> _Extracted material_:
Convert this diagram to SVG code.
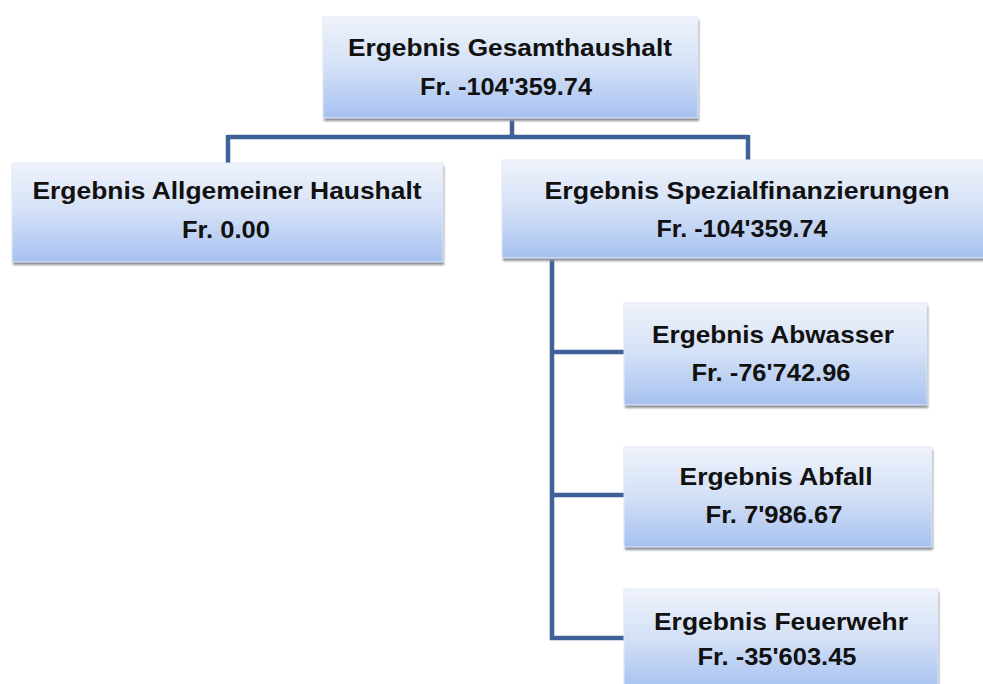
<svg xmlns="http://www.w3.org/2000/svg" width="983" height="684" viewBox="0 0 983 684">
<defs>
<linearGradient id="g" x1="0" y1="0" x2="0" y2="1">
<stop offset="0" stop-color="#eff3fb"/>
<stop offset="0.5" stop-color="#d3e0f6"/>
<stop offset="1" stop-color="#a6c1f0"/>
</linearGradient>
<filter id="sh" x="-5%" y="-5%" width="110%" height="120%">
<feGaussianBlur stdDeviation="1"/>
</filter>
</defs>
<style>
.box{fill:url(#g);stroke:#e4eaf5;stroke-width:1}
.shadow{fill:#8c9099;filter:url(#sh)}
.t{font-family:"Liberation Sans",Arial,sans-serif;font-weight:bold;font-size:24px;fill:#111;text-anchor:middle}
.c{fill:none;stroke:#3f6197;stroke-width:4.5}
</style>
<rect width="983" height="684" fill="#ffffff"/>
<g id="connectors">
<path class="c" d="M512 118 V137 M228 137 H748 M228 135 V163 M748 135 V160"/>
<path class="c" d="M552 258 V640 M550 352 H624 M550 495 H624 M550 638 H624"/>
</g>
<g id="n_gesamt">
<rect class="shadow" x="324" y="20" width="375" height="101"/>
<rect class="box" x="323" y="17" width="375" height="101"/>
<text class="t" x="510" y="56" textLength="324" lengthAdjust="spacingAndGlyphs">Ergebnis Gesamthaushalt</text>
<text class="t" x="506" y="95" textLength="172" lengthAdjust="spacingAndGlyphs">Fr. -104'359.74</text>
</g>
<g id="n_allgemein">
<rect class="shadow" x="13" y="166" width="431" height="99"/>
<rect class="box" x="12" y="163" width="431" height="99"/>
<text class="t" x="227" y="199" textLength="389" lengthAdjust="spacingAndGlyphs">Ergebnis Allgemeiner Haushalt</text>
<text class="t" x="226" y="238" textLength="88" lengthAdjust="spacingAndGlyphs">Fr. 0.00</text>
</g>
<g id="n_spezial">
<rect class="shadow" x="503" y="163" width="490" height="98"/>
<rect class="box" x="502" y="160" width="490" height="98"/>
<text class="t" x="747" y="199" textLength="405" lengthAdjust="spacingAndGlyphs">Ergebnis Spezialfinanzierungen</text>
<text class="t" x="742" y="237" textLength="171" lengthAdjust="spacingAndGlyphs">Fr. -104'359.74</text>
</g>
<g id="n_abwasser">
<rect class="shadow" x="625" y="306" width="303" height="102"/>
<rect class="box" x="624" y="303" width="303" height="102"/>
<text class="t" x="773" y="343" textLength="242" lengthAdjust="spacingAndGlyphs">Ergebnis Abwasser</text>
<text class="t" x="771" y="381" textLength="159" lengthAdjust="spacingAndGlyphs">Fr. -76'742.96</text>
</g>
<g id="n_abfall">
<rect class="shadow" x="625" y="450" width="308" height="100"/>
<rect class="box" x="624" y="447" width="308" height="100"/>
<text class="t" x="776" y="485" textLength="193" lengthAdjust="spacingAndGlyphs">Ergebnis Abfall</text>
<text class="t" x="774" y="523" textLength="137" lengthAdjust="spacingAndGlyphs">Fr. 7'986.67</text>
</g>
<g id="n_feuerwehr">
<rect class="shadow" x="625" y="592" width="314" height="100"/>
<rect class="box" x="624" y="589" width="314" height="100"/>
<text class="t" x="781" y="630" textLength="254" lengthAdjust="spacingAndGlyphs">Ergebnis Feuerwehr</text>
<text class="t" x="777" y="665" textLength="159" lengthAdjust="spacingAndGlyphs">Fr. -35'603.45</text>
</g>
</svg>
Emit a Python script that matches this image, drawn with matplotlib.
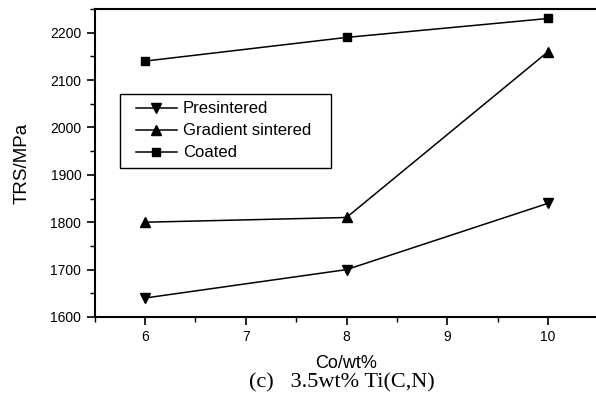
import matplotlib
matplotlib.use("Agg")
import matplotlib.pyplot as plt
from matplotlib.patches import Rectangle
from matplotlib.ticker import MultipleLocator

plt.rcParams["font.family"] = ["Liberation Sans", "DejaVu Sans"]

co = [6, 8, 10]
presintered = [1640, 1700, 1840]
gradient = [1800, 1810, 2160]
coated = [2140, 2190, 2230]

fig = plt.figure(figsize=(5.96, 4.05), dpi=100)
ax = fig.add_axes([0.1586, 0.2173, 0.8456, 0.7605])

ax.plot(co, presintered, color="black", lw=1.1, marker="v", ms=7, label="Presintered")
ax.plot(co, gradient, color="black", lw=1.1, marker="^", ms=7, label="Gradient sintered")
ax.plot(co, coated, color="black", lw=1.1, marker="s", ms=6, label="Coated")

ax.set_xlim(5.5, 10.5)
ax.set_ylim(1600, 2250)
ax.xaxis.set_major_locator(MultipleLocator(1))
ax.xaxis.set_minor_locator(MultipleLocator(0.5))
ax.yaxis.set_major_locator(MultipleLocator(100))
ax.yaxis.set_minor_locator(MultipleLocator(50))
ax.tick_params(which="major", direction="out", length=6, width=1.2, labelsize=10)
ax.tick_params(which="minor", direction="out", length=3.5, width=1.0)
for s in ax.spines.values():
    s.set_linewidth(1.5)

ax.set_xlabel("Co/wt%", fontsize=13, labelpad=8)
ax.set_ylabel("TRS/MPa", fontsize=13.5, labelpad=14)

# legend without its own frame; a wider box is drawn around it below
leg = ax.legend(loc="upper left", bbox_to_anchor=(0.0665, 0.724), borderaxespad=0,
                fontsize=12, frameon=False, handlelength=2.5, borderpad=0.45,
                labelspacing=0.42, handletextpad=0.35)

fig.canvas.draw()
bb = leg.get_window_extent().transformed(fig.transFigure.inverted())
dx_l = 8 / fig.bbox.width
dx_r = 12 / fig.bbox.width
fig.add_artist(Rectangle((bb.x0 - dx_l, bb.y0), bb.width + dx_l + dx_r, bb.height,
                         transform=fig.transFigure, fill=False, edgecolor="black",
                         linewidth=1.0, zorder=5))

fig.text(0.573, 0.054, "(c)   3.5wt% Ti(C,N)", ha="center", va="center",
         fontsize=16, family=["Liberation Serif", "DejaVu Serif"])

fig.savefig("out.png", dpi=100)
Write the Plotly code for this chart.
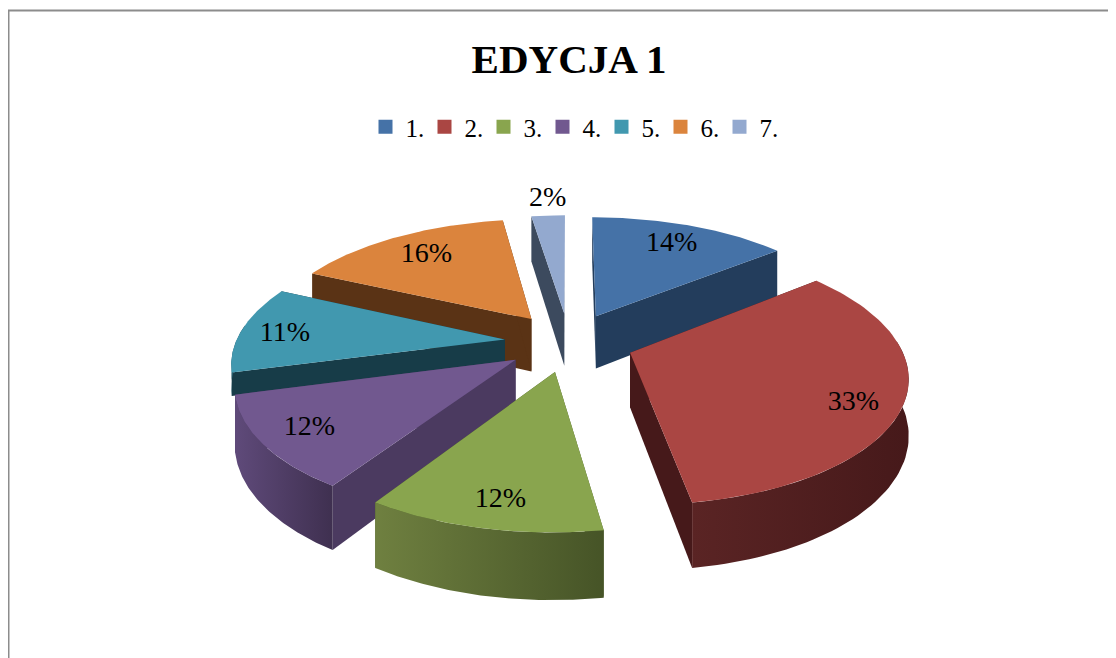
import numpy as np
import plotly.graph_objects as go

# ---- data ----
categories = ["1.", "2.", "3.", "4.", "5.", "6.", "7."]
values = [14.2, 33.4, 11.6, 11.7, 11.1, 15.7, 2.4]
percent_labels = ["14%", "33%", "12%", "12%", "11%", "16%", "2%"]

# ---- style ----
top_colors = ["#4572A7", "#AA4643", "#89A54E", "#71588F", "#4198AF", "#DB843D", "#93A9CF"]
inner_colors = ["#233D5C", "#46191A", "#4A5A2A", "#4B3A60", "#173C48", "#5A3315", "#3C4A5E"]
wall_left = ["#2F4F75", "#5A2424", "#6F8040", "#5F4A7A", "#2A6272", "#7A4A20", "#4A5A70"]
wall_right = ["#233D5C", "#46191A", "#465427", "#3F3050", "#173C48", "#5A3315", "#3C4A5E"]
label_radial = [0.78, 0.84, 0.84, 0.83, 0.83, 0.76, 1.2]
label_turn = [0, 5, -1, 0, -1.7, 0, 0.5]
depth_scale = [1, 1, 1, 1, 0.42, 1, 1]
draw_order = [6, 0, 5, 4, 1, 3, 2]

# the page adds an 8px body margin, so the figure covers pixels 8..1116 and 8..658
PAGE_MARGIN = 8
W, H = 1116, 658
CX, CY = 569.0, 342.0
RX, RY = 269.0, 123.0
PERSP = 0.164
EXPLODE = 0.24
DEPTH = 54.0
FONT = "Liberation Serif"


def paper_x(px):
    return (px - PAGE_MARGIN) / (W - PAGE_MARGIN)


def paper_y(py):
    return 1 - (py - PAGE_MARGIN) / (H - PAGE_MARGIN)


def project(u, v, z=0.0):
    p = 1.0 / (1.0 + PERSP * np.asarray(v))
    return CX + RX * np.asarray(u) * p, CY - RY * np.asarray(v) * p + z * p


total = sum(values)
edges = np.cumsum([0] + values) / total * 2 * np.pi
fig = go.Figure()


def poly(xs, ys, color=None, gradient=None):
    kw = dict(fillcolor=color) if gradient is None else dict(fillgradient=gradient)
    fig.add_trace(go.Scatter(x=list(xs) + [xs[0]], y=list(ys) + [ys[0]], mode="lines", fill="toself",
                             line=dict(width=0, color="rgba(0,0,0,0)"), hoverinfo="skip",
                             showlegend=False, **kw))


for i in draw_order:
    a0, a1 = edges[i], edges[i + 1]
    mid = (a0 + a1) / 2
    ou, ov = EXPLODE * np.sin(mid), EXPLODE * np.cos(mid)
    th = np.linspace(a0, a1, 80)
    au, av = ou + np.sin(th), ov + np.cos(th)
    d = DEPTH * depth_scale[i]
    ax, ay = project(au, av)
    bx, by = project(au, av, d)
    cx0, cy0 = project(ou, ov)
    cx1, cy1 = project(ou, ov, d)
    walls = [([cx0, ax[0], bx[0], cx1], [cy0, ay[0], by[0], cy1]),
             ([cx0, ax[-1], bx[-1], cx1], [cy0, ay[-1], by[-1], cy1])]
    walls.sort(key=lambda w: max(w[1]))
    for wx, wy in walls:
        poly(wx, wy, color=inner_colors[i])
    vis = np.cos(th) <= 0.12
    if vis.any():
        sx = np.concatenate([ax[vis], bx[vis][::-1]])
        sy = np.concatenate([ay[vis], by[vis][::-1]])
        grad = dict(type="horizontal", colorscale=[[0, wall_left[i]], [1, wall_right[i]]])
        poly(sx, sy, gradient=grad)
    poly(np.concatenate([[cx0], ax]), np.concatenate([[cy0], ay]), color=top_colors[i])

lu, lv = [], []
for i in range(len(values)):
    mid = (edges[i] + edges[i + 1]) / 2
    ang = mid + np.radians(label_turn[i])
    r = label_radial[i]
    lu.append(EXPLODE * np.sin(mid) + r * np.sin(ang))
    lv.append(EXPLODE * np.cos(mid) + r * np.cos(ang))
lx, ly = project(np.array(lu), np.array(lv))
fig.add_trace(go.Scatter(x=lx, y=ly, mode="text", text=percent_labels, textposition="middle center",
                         textfont=dict(family=FONT, size=28, color="#000000"),
                         hoverinfo="skip", showlegend=False))

for name, c in zip(categories, top_colors):
    fig.add_trace(go.Scatter(x=[None], y=[None], mode="markers", name=name,
                             marker=dict(symbol="square", size=14, color=c)))

fig.add_shape(type="line", xref="paper", yref="paper", x0=0, x1=1, y0=paper_y(10.5), y1=paper_y(10.5),
              line=dict(color="#8C8C8C", width=2))
fig.add_shape(type="line", xref="paper", yref="paper", x0=paper_x(8.5), x1=paper_x(8.5), y0=paper_y(10.5), y1=0,
              line=dict(color="#8C8C8C", width=2))

fig.update_layout(
    width=W - PAGE_MARGIN, height=H - PAGE_MARGIN, margin=dict(l=0, r=0, t=0, b=0),
    paper_bgcolor="#FFFFFF", plot_bgcolor="#FFFFFF",
    xaxis=dict(range=[PAGE_MARGIN, W], visible=False, domain=[0, 1]),
    yaxis=dict(range=[H, PAGE_MARGIN], visible=False, domain=[0, 1]),
    title=dict(text="<b>EDYCJA 1</b>", x=paper_x(569), xanchor="center", y=paper_y(59), yanchor="middle",
               font=dict(family=FONT, size=41, color="#000000")),
    legend=dict(orientation="h", x=paper_x(572), xanchor="center", y=paper_y(127), yanchor="middle",
                font=dict(family=FONT, size=25, color="#000000"), bgcolor="rgba(0,0,0,0)",
                itemwidth=30, entrywidth=14, entrywidthmode="pixels"),
)
fig.write_html("out.html")
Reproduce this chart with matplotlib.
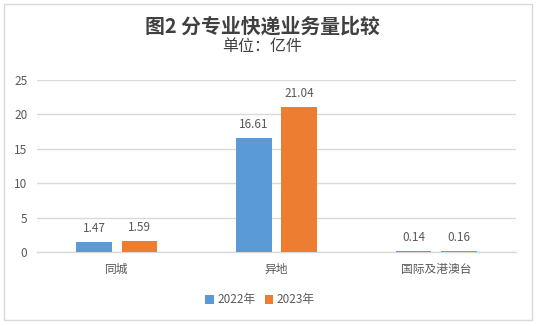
import matplotlib
matplotlib.use("Agg")
import matplotlib.pyplot as plt
from matplotlib.patches import Rectangle
import numpy as np

plt.rcParams['font.family'] = ['Noto Sans CJK SC', 'DejaVu Sans']

categories = ["同城", "异地", "国际及港澳台"]
series_names = ["2022年", "2023年"]
values_2022 = [1.47, 16.61, 0.14]
values_2023 = [1.59, 21.04, 0.16]
yticks = [0, 5, 10, 15, 20, 25]

title = "图2 分专业快递业务量比较"
subtitle = "单位：亿件"

blue = "#5B9BD5"
orange = "#ED7D31"
text_gray = "#595959"
grid_gray = "#D9D9D9"

W, H = 538, 326
fig = plt.figure(figsize=(W / 100, H / 100), dpi=100)
fig.patch.set_facecolor("white")

# chart frame
fig.patches.append(Rectangle((4 / W, 6 / H), 528 / W, 316 / H, transform=fig.transFigure,
                             fill=False, edgecolor="#D9D9D9", linewidth=1.0))

ax = fig.add_axes([37 / W, (H - 252) / H, (516 - 37) / W, (252 - 80) / H])
x = np.arange(len(categories))
bw = 0.2235
off = 0.142
b1 = ax.bar(x - off, values_2022, bw, color=blue, label=series_names[0], zorder=3)
b2 = ax.bar(x + off, values_2023, bw, color=orange, label=series_names[1], zorder=3)

for bars, vals in ((b1, values_2022), (b2, values_2023)):
    for rect, v in zip(bars, vals):
        ax.annotate(f"{v:.2f}", (rect.get_x() + rect.get_width() / 2, v),
                    xytext=(0, 5), textcoords="offset points", ha="center", va="bottom",
                    fontsize=8.5, color=text_gray)

ax.set_xlim(-0.5, 2.5)
ax.set_ylim(0, 25)
ax.set_yticks(yticks)
ax.set_xticks(x)
ax.set_xticklabels(categories)
ax.tick_params(axis="both", length=0, colors=text_gray, labelsize=8.5)
ax.tick_params(axis="x", pad=8)
ax.tick_params(axis="y", pad=7)
ax.yaxis.grid(True, color=grid_gray, linewidth=1.0, zorder=0)
for s in ("top", "right", "left"):
    ax.spines[s].set_visible(False)
ax.spines["bottom"].set_color(grid_gray)
ax.spines["bottom"].set_linewidth(1.0)

fig.text(262 / W, 1 - 26 / H, title, ha="center", va="center", fontsize=14.3,
         fontweight="bold", color="#404040")
fig.text(262 / W, 1 - 47 / H, subtitle, ha="center", va="center", fontsize=11.5,
         color="#404040")

fig.legend(handles=[b1, b2], labels=series_names, loc="center", bbox_to_anchor=(260 / W, 1 - 300 / H),
           ncol=2, frameon=False, fontsize=8.5, handlelength=0.7, handleheight=0.7,
           handletextpad=0.3, columnspacing=0.8, labelcolor=text_gray)

fig.savefig("out.png", dpi=100)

> _The problem_: Go through the records and pull out each line that includes the word "drawn".

> _Written response_:
Emit a Python script that matches this image, drawn with matplotlib.
# legend without its own frame; a wider box is drawn around it below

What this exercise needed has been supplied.